Люсия отворила низкую дверь, и Маркиз понял, что находится на чердаке здания, бывшего когда-то дворцом.
Чуть пригнувшись, он вошел.
Они оказались в большой мансарде, которую художник облюбовал из-за прекрасного дневного освещения.
Глаза маркиза задержались на дальнем конце комнаты, где стояла низкая кровать. На кровати лежал человек.
Чуть вскрикнув, Люсия подбежала к кровати и упала на колени подле отца. Маркиз услышал:
— Папенька! Папенька! Проснитесь! Я привела к вам маркиза Винчкомба!
Ответ последовал не сразу, и маркиз уже забеспокоился, вдруг отец Люсии все-гаки умер.
Подойдя к кровати, маркиз увидел на ней человека некогда весьма привлекательного, но сейчас изнуренного болезнью и голодом. И все же широкий лоб мужчины, откинутые назад седеющие волосы и белая кожа выдавали в нем англичанина, настоящего джентльмена.
Маркиз и Люсия ждали. Бернар Бомон открыл сильно запавшие глаза, под которыми боль и лишения заложили глубокие тени.
Однако бледные губы сложились в слабую улыбку, и он тихо произнес:
— Это… весьма… великодушно… ваша светлость…
— Я сожалею о вашей болезни, — сказал маркиз, — но ваша дочь сказала мне, что у вас есть картины на продажу.
— Надеюсь… там еще… осталось… несколько штук.
Бернар Бомон закрыл глаза, словно разговор уже утомил его. Люсия встала с колен.
— Он очень слаб, — негромко пояснила она маркизу, — но я рада, что он узнал вас.
Она отошла от постели, и маркиз оглядел мансарду.
Она была пуста, если не считать мольберта, простого деревянного стола в центре комнаты и двух стульев, скрепленных бечевкой.
В одном из углов комнаты маркиз заметил ширму и решил, что за ней скрывается кушетка, на которой спит Люсия.
Девушка подошла к ширме и указала на груду сложенных там полотен.
Почувствовав удивление маркиза, она объяснила:
— Полуденное солнце такое яркое… я боюсь, что картины выгорят.
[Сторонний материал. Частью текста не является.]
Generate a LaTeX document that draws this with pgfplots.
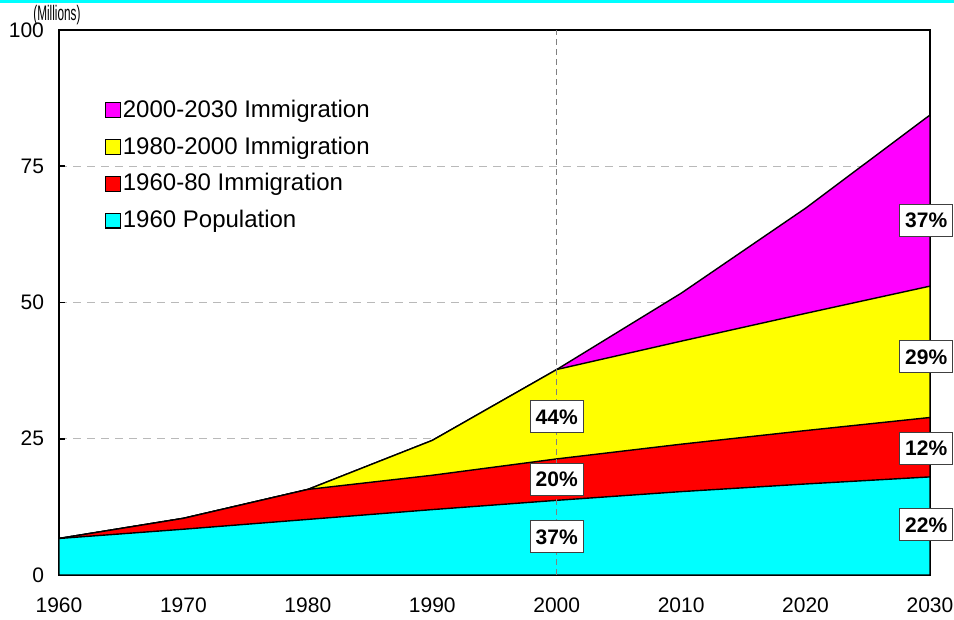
\documentclass[border=0pt]{standalone}
\usepackage{fontspec}
\setmainfont{Liberation Sans}
\usepackage{graphicx}
\usepackage{pgfplots}
\pgfplotsset{compat=1.18}
\definecolor{cMag}{RGB}{255,0,255}
\definecolor{cYel}{RGB}{255,255,0}
\definecolor{cRed}{RGB}{255,0,0}
\definecolor{cCya}{RGB}{0,255,255}
\begin{document}
\begin{tikzpicture}
\path[use as bounding box] (0,0) rectangle (477pt,310pt);
\draw[cCya, line width=1.5pt] (0,309.2pt) -- (477pt,309.2pt);
\begin{axis}[
  at={(29.5pt,22.5pt)}, anchor=south west,
  scale only axis, width=435.5pt, height=272.5pt,
  xmin=1960, xmax=2030, ymin=0, ymax=100,
  clip=false,
  xtick={1960,1970,...,2030}, minor xtick={1965,1975,...,2025},
  ytick={0,25,50,75,100},
  ymajorgrids,
  major grid style={gray!55, line width=0.6pt, dash pattern=on 4pt off 3pt},
  axis line style={line width=1pt},
  major tick length=3pt, minor tick length=3pt,
  every tick/.style={black, line width=0.8pt},
  tick align=inside,
  xtick pos=bottom, ytick pos=left,
  yticklabel style={font=\fontsize{10.5}{12}\selectfont, xshift=-4pt},
  xticklabel style={font=\fontsize{10.5}{12}\selectfont, yshift=-8pt},
  /pgf/number format/1000 sep={},
  /pgf/number format/assume math mode=true,
  legend style={at={(0.052,0.876)}, anchor=north west, draw=none, fill=none,
    font=\fontsize{12}{14}\selectfont, row sep=6.2pt, inner sep=0pt,
    nodes={inner sep=1pt}},
  legend cell align=left,
  legend image code/.code={\draw[#1, draw=black, line width=0.6pt] (0pt,-3.7pt) rectangle (7.5pt,3.7pt);},
]
\addplot[fill=cMag, draw=black, line width=0.7pt] coordinates {
 (1960,6.7) (1970,10.4) (1980,15.7) (1990,24.7) (2000,37.7) (2010,51.7) (2020,67.3) (2030,84.4)} \closedcycle;
\addlegendentry{2000-2030 Immigration}
\addplot[fill=cYel, draw=black, line width=0.7pt] coordinates {
 (1960,6.7) (1970,10.4) (1980,15.7) (1990,24.7) (2000,37.7) (2010,42.9) (2020,48.0) (2030,53.0)} \closedcycle;
\addlegendentry{1980-2000 Immigration}
\addplot[fill=cRed, draw=black, line width=0.7pt] coordinates {
 (1960,6.7) (1970,10.4) (1980,15.7) (1990,18.3) (2000,21.3) (2010,24.0) (2020,26.5) (2030,28.9)} \closedcycle;
\addlegendentry{1960-80 Immigration}
\addplot[fill=cCya, draw=black, line width=0.7pt] coordinates {
 (1960,6.7) (1970,8.4) (1980,10.2) (1990,12.0) (2000,13.7) (2010,15.3) (2020,16.7) (2030,18.0)} \closedcycle;
\addlegendentry{1960 Population}
\draw[gray, line width=0.6pt, dash pattern=on 3pt off 2pt] (axis cs:2000,0) -- (axis cs:2000,100);
\tikzset{pct/.style={draw=black!75, line width=0.5pt, fill=white, inner sep=0pt,
  minimum width=26.5pt, minimum height=16pt, font=\bfseries\fontsize{10.5}{12}\selectfont}}
\node[pct] at (axis cs:2000,29.0) {44\%};
\node[pct] at (axis cs:2000,17.6) {20\%};
\node[pct] at (axis cs:2000,7.0) {37\%};
\node[pct] at (axis cs:2029.7,65.1) {37\%};
\node[pct] at (axis cs:2029.7,40.0) {29\%};
\node[pct] at (axis cs:2029.7,23.3) {12\%};
\node[pct] at (axis cs:2029.7,9.2) {22\%};
\end{axis}
\node[anchor=west, inner sep=0pt, font=\fontsize{10.5}{11}\selectfont] at (16.5pt,302.5pt) {\scalebox{0.56}[1]{(Millions)}};
\end{tikzpicture}
\end{document}
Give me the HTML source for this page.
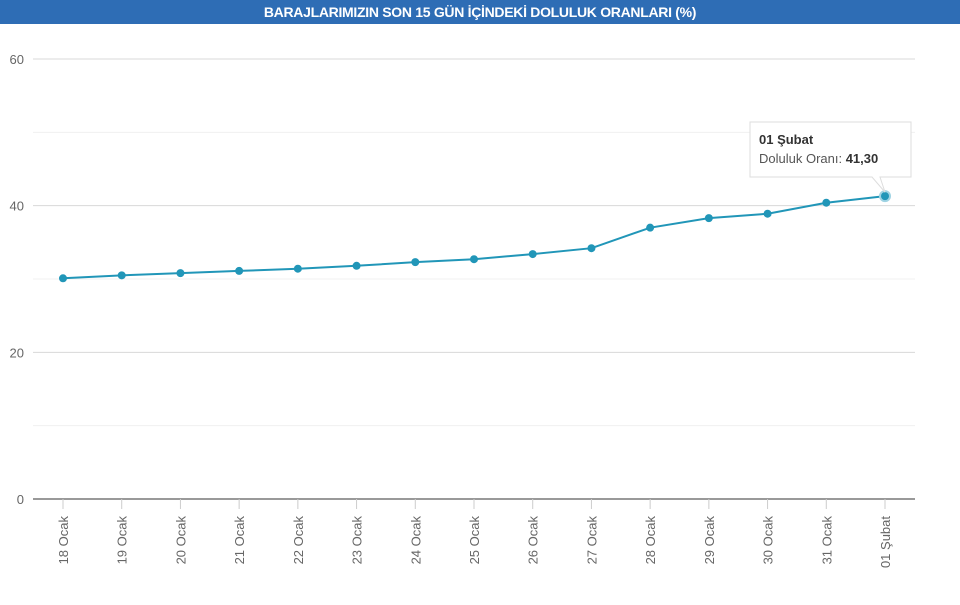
<!DOCTYPE html>
<html><head><meta charset="utf-8"><style>
body{margin:0;width:960px;height:605px;background:#fff;overflow:hidden;font-family:"Liberation Sans",sans-serif}
#hdr{position:absolute;left:0;top:0;width:960px;height:24px;background:#2e6db5;color:#fff;font-weight:bold;font-size:14px;text-align:center;line-height:25px;letter-spacing:-0.3px}
svg{position:absolute;left:0;top:0}
</style></head><body>
<div id="hdr">BARAJLARIMIZIN SON 15 GÜN İÇİNDEKİ DOLULUK ORANLARI (%)</div>
<svg id="c" width="960" height="605"></svg>
<script>
const categories=["18 Ocak","19 Ocak","20 Ocak","21 Ocak","22 Ocak","23 Ocak","24 Ocak","25 Ocak","26 Ocak","27 Ocak","28 Ocak","29 Ocak","30 Ocak","31 Ocak","01 Şubat"];
const values=[30.1,30.5,30.8,31.1,31.4,31.8,32.3,32.7,33.4,34.2,37.0,38.3,38.9,40.4,41.3];
const yTicks=[0,20,40,60];
const yMinor=[10,30,50];
const NS="http://www.w3.org/2000/svg";
const svg=document.getElementById('c');
const x0=63,x1=885,yBase=499,yTop=59,yMax=60;
const xs=i=>x0+(x1-x0)*i/(categories.length-1);
const ys=v=>yBase-(yBase-yTop)*v/yMax;
function mk(t,a){const e=document.createElementNS(NS,t);for(const k in a)e.setAttribute(k,a[k]);svg.appendChild(e);return e;}
yMinor.forEach(v=>{const l=mk('line',{x1:33,x2:915,y1:ys(v),y2:ys(v),stroke:'#f0f0f0','stroke-width':1});

});
yTicks.forEach(v=>{const l=mk('line',{x1:33,x2:915,y1:ys(v),y2:ys(v),stroke:v===0?'#333':'#d8d8d8','stroke-width':1});


const t=mk('text',{x:24,y:ys(v)+5,'text-anchor':'end','font-size':13,fill:'#666'});t.textContent=v;

});
categories.forEach((c,i)=>{const x=xs(i);
const tk=mk('line',{x1:x,x2:x,y1:499,y2:509,stroke:'#ccc'});


const t=mk('text',{x:0,y:0,'font-size':13,fill:'#666','text-anchor':'end',transform:`translate(${x+5},516) rotate(-90)`});t.textContent=c;

});
const p=mk('polyline',{points:values.map((v,i)=>xs(i)+','+ys(v)).join(' '),fill:'none',stroke:'#2196b8','stroke-width':2});


values.forEach((v,i)=>{const d=mk('circle',{cx:xs(i),cy:ys(v),r:i===values.length-1?5:4,fill:'#2196b8',stroke:i===values.length-1?'#9fd3e3':'none','stroke-width':2});

});
// tooltip
const li=values.length-1,tx=xs(li),ty=ys(values[li]);
const g=document.createElementNS(NS,'g');svg.appendChild(g);


const bx=750,by=122,bw=161,bh=55;
const path=document.createElementNS(NS,'path');
path.setAttribute('d',`M${bx},${by} h${bw} v${bh} h-${bw-130} L${tx},${ty-4} L${bx+122},${by+bh} h-122 Z`);
path.setAttribute('fill','rgba(255,255,255,0.95)');path.setAttribute('stroke','#ddd');g.appendChild(path);
const t1=document.createElementNS(NS,'text');t1.setAttribute('x',bx+9);t1.setAttribute('y',by+22);t1.setAttribute('font-size',13);t1.setAttribute('font-weight','bold');t1.setAttribute('fill','#333');t1.textContent=categories[li];g.appendChild(t1);
const t2=document.createElementNS(NS,'text');t2.setAttribute('x',bx+9);t2.setAttribute('y',by+41);t2.setAttribute('font-size',13);t2.setAttribute('fill','#555');
t2.innerHTML='Doluluk Oranı: <tspan font-weight="bold" fill="#333">'+values[li].toFixed(2).replace('.',',')+'</tspan>';g.appendChild(t2);
</script>
</body></html>
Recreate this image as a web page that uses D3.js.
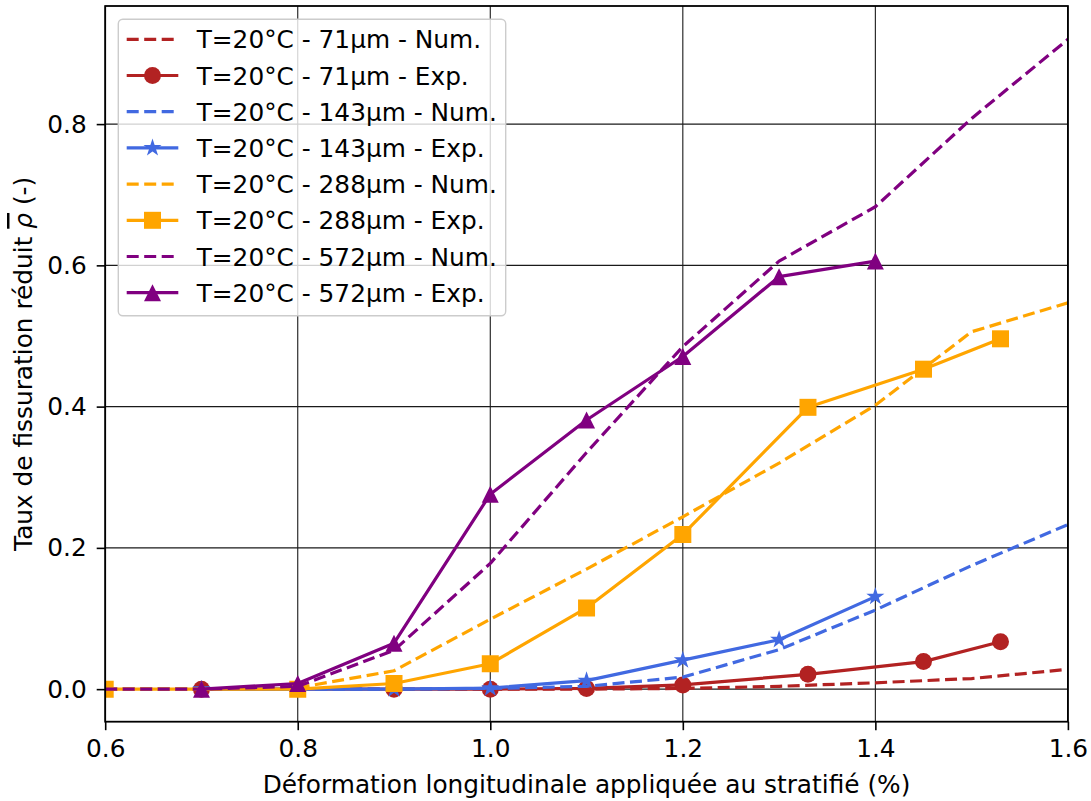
<!DOCTYPE html>
<html>
<head>
<meta charset="utf-8">
<script src="https://cdn.jsdelivr.net/npm/d3@7"></script>
<style>
  html, body { margin: 0; padding: 0; background: #fff; }
  svg { display: block; font-family: "DejaVu Sans", sans-serif; }
</style>
</head>
<body>
<svg id="chart" width="1091" height="801"></svg>
<script>
// ---- data ----
const xNum = [0.6, 0.7, 0.8, 0.9, 1.0, 1.1, 1.2, 1.3, 1.4, 1.5, 1.6];
const num71  = [0, 0, 0, 0, 0, 0, 0.001, 0.004, 0.009, 0.015, 0.028];
const num143 = [0, 0, 0, 0, 0.001, 0.004, 0.017, 0.056, 0.112, 0.175, 0.233];
const num288 = [0, 0, 0.002, 0.026, 0.099, 0.17, 0.244, 0.32, 0.402, 0.506, 0.547];
const num572 = [0, 0, 0.004, 0.055, 0.178, 0.335, 0.485, 0.606, 0.683, 0.808, 0.92];

const xExp71  = [0.7, 0.9, 1.0, 1.1, 1.2, 1.33, 1.45, 1.53];
const exp71   = [0, 0, 0, 0.001, 0.006, 0.021, 0.039, 0.067];
const xExp143 = [0.7, 0.9, 1.0, 1.1, 1.2, 1.3, 1.4];
const exp143  = [0, 0, 0.0015, 0.012, 0.041, 0.07, 0.131];
const xExp288 = [0.6, 0.8, 0.9, 1.0, 1.1, 1.2, 1.33, 1.45, 1.53];
const exp288  = [0, 0, 0.008, 0.036, 0.115, 0.219, 0.399, 0.453, 0.496];
const xExp572 = [0.7, 0.8, 0.9, 1.0, 1.1, 1.2, 1.3, 1.4];
const exp572  = [0, 0.008, 0.065, 0.276, 0.381, 0.471, 0.584, 0.606];

const legendLabels = [
  "T=20°C - 71µm - Num.", "T=20°C - 71µm - Exp.",
  "T=20°C - 143µm - Num.", "T=20°C - 143µm - Exp.",
  "T=20°C - 288µm - Num.", "T=20°C - 288µm - Exp.",
  "T=20°C - 572µm - Num.", "T=20°C - 572µm - Exp."
];
const xTicks = [0.6, 0.8, 1.0, 1.2, 1.4, 1.6];
const yTicks = [0.0, 0.2, 0.4, 0.6, 0.8];
const xLabel = "Déformation longitudinale appliquée au stratifié (%)";

// ---- series ----
const series = [
  {label: legendLabels[0], xs: xNum,    ys: num71,  color: "#b22222", dashed: true,  marker: null},
  {label: legendLabels[1], xs: xExp71,  ys: exp71,  color: "#b22222", dashed: false, marker: "circle"},
  {label: legendLabels[2], xs: xNum,    ys: num143, color: "#4169e1", dashed: true,  marker: null},
  {label: legendLabels[3], xs: xExp143, ys: exp143, color: "#4169e1", dashed: false, marker: "star"},
  {label: legendLabels[4], xs: xNum,    ys: num288, color: "#ffa500", dashed: true,  marker: null},
  {label: legendLabels[5], xs: xExp288, ys: exp288, color: "#ffa500", dashed: false, marker: "square"},
  {label: legendLabels[6], xs: xNum,    ys: num572, color: "#800080", dashed: true,  marker: null},
  {label: legendLabels[7], xs: xExp572, ys: exp572, color: "#800080", dashed: false, marker: "triangle"}
];

const FS = 24.8;
const svg = d3.select("#chart");
const L = 105.2, R = 1067.9, T = 6, B = 721.7;
const x = d3.scaleLinear().domain([0.6, 1.6]).range([L, R]);
const y = d3.scaleLinear().domain([-0.0461, 0.9672]).range([B, T]);

svg.append("defs").append("clipPath").attr("id", "clip")
  .append("rect").attr("x", L).attr("y", T).attr("width", R - L).attr("height", B - T);

// grid
const grid = svg.append("g");
grid.selectAll("line.gx").data(xTicks).join("line")
  .attr("x1", d => x(d)).attr("x2", d => x(d)).attr("y1", T).attr("y2", B)
  .attr("stroke", "#1a1a1a").attr("stroke-width", 1.1);
grid.selectAll("line.gy").data(yTicks).join("line")
  .attr("x1", L).attr("x2", R).attr("y1", d => y(d)).attr("y2", d => y(d))
  .attr("stroke", "#1a1a1a").attr("stroke-width", 1.1);

// axes
const fmt = d3.format(".1f");
const xAxis = svg.append("g").attr("transform", `translate(0,${B})`)
  .call(d3.axisBottom(x).tickValues(xTicks).tickFormat(fmt).tickSize(8.5).tickPadding(9));
const yAxis = svg.append("g").attr("transform", `translate(${L},0)`)
  .call(d3.axisLeft(y).tickValues(yTicks).tickFormat(fmt).tickSize(8.5).tickPadding(10));
[xAxis, yAxis].forEach(a => {
  a.select(".domain").remove();
  a.selectAll(".tick line").attr("stroke", "#000").attr("stroke-width", 1.6);
  a.selectAll(".tick text").attr("font-family", "DejaVu Sans").attr("font-size", FS).attr("fill", "#000");
});

// series
const markerPath = (type) => {
  if (type === "circle") return d3.symbol(d3.symbolCircle, Math.PI * 8.5 * 8.5)();
  if (type === "square") return "M-8.5,-8.5H8.5V8.5H-8.5Z";
  if (type === "triangle") return "M0,-8.5L-8.5,8.5L8.5,8.5Z";
  if (type === "star") {
    const Ro = 9.5, Ri = Ro * 0.381966;
    let p = "";
    for (let i = 0; i < 10; i++) {
      const r = i % 2 === 0 ? Ro : Ri;
      const a = -Math.PI / 2 + i * Math.PI / 5;
      p += (i === 0 ? "M" : "L") + (r * Math.cos(a)).toFixed(3) + "," + (r * Math.sin(a)).toFixed(3);
    }
    return p + "Z";
  }
  return null;
};

const plot = svg.append("g").attr("clip-path", "url(#clip)");
const line = d3.line().x(d => x(d[0])).y(d => y(d[1]));
series.forEach(s => {
  const pts = s.xs.map((v, i) => [v, s.ys[i]]);
  plot.append("path").datum(pts).attr("d", line)
    .attr("fill", "none").attr("stroke", s.color).attr("stroke-width", 3.2)
    .attr("stroke-linejoin", "round")
    .attr("stroke-dasharray", s.dashed ? "12,5.5" : null);
  if (s.marker) {
    plot.selectAll(null).data(pts).join("path")
      .attr("d", markerPath(s.marker))
      .attr("transform", d => `translate(${x(d[0])},${y(d[1])})`)
      .attr("fill", s.color);
  }
});

// spines
svg.append("rect").attr("x", L).attr("y", T).attr("width", R - L).attr("height", B - T)
  .attr("fill", "none").attr("stroke", "#000").attr("stroke-width", 1.8);

// axis labels
svg.append("text").attr("x", (L + R) / 2).attr("y", 792.5).attr("text-anchor", "middle")
  .attr("font-size", FS).attr("fill", "#000").text(xLabel);
const yl = svg.append("text").attr("transform", `translate(32,${(T + B) / 2}) rotate(-90)`)
  .attr("text-anchor", "middle").attr("font-size", FS).attr("fill", "#000");
yl.append("tspan").text("Taux de fissuration réduit ");
yl.append("tspan").attr("font-style", "italic").attr("text-decoration", "overline").text("ρ");
yl.append("tspan").text(" (-)");

// legend
const lg = svg.append("g");
lg.append("rect").attr("x", 118.3).attr("y", 19.3).attr("width", 387.4).attr("height", 296.4)
  .attr("rx", 4.5).attr("fill", "#fff").attr("fill-opacity", 0.8)
  .attr("stroke", "#cccccc").attr("stroke-width", 1.4);
series.forEach((s, i) => {
  const cy = 39.3 + i * 36.2;
  lg.append("line").attr("x1", 126.7).attr("x2", 178.3).attr("y1", cy).attr("y2", cy)
    .attr("stroke", s.color).attr("stroke-width", 3.2)
    .attr("stroke-dasharray", s.dashed ? "12,5.5" : null);
  if (s.marker) {
    lg.append("path").attr("d", markerPath(s.marker))
      .attr("transform", `translate(152.5,${cy})`).attr("fill", s.color);
  }
  lg.append("text").attr("x", 196.7).attr("y", cy + 9).attr("font-size", FS)
    .attr("fill", "#000").text(s.label);
});
</script>
</body>
</html>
С этими словами она приподняла одно из самых больших полотен, подошла к маркизу, развернула картину лицом к нему и водрузила ее на мольберт.
Маркиз вглядывался в полотно, подсознательно готовясь узнать обычную любительскую мазню, яркую и небрежно наляпанную картинку из венецианской жизни.
Впрочем, возможен еще худший вариант — картина могла оказаться весьма посредственной копией великих полотен Каналетто, Гарди или Пьяццетта, одной из многочисленных и откровенно неудачных репродукций.
Но сейчас маркиз увидел нечто необычное и настолько оригинальное, что поначалу даже растерялся.
Не говоря ни слова, Люсия вытащила еще одну картину и установила ее на полу у мольберта, потом водрузила еще две на стулья, а оставшиеся прислонила к ножкам стола.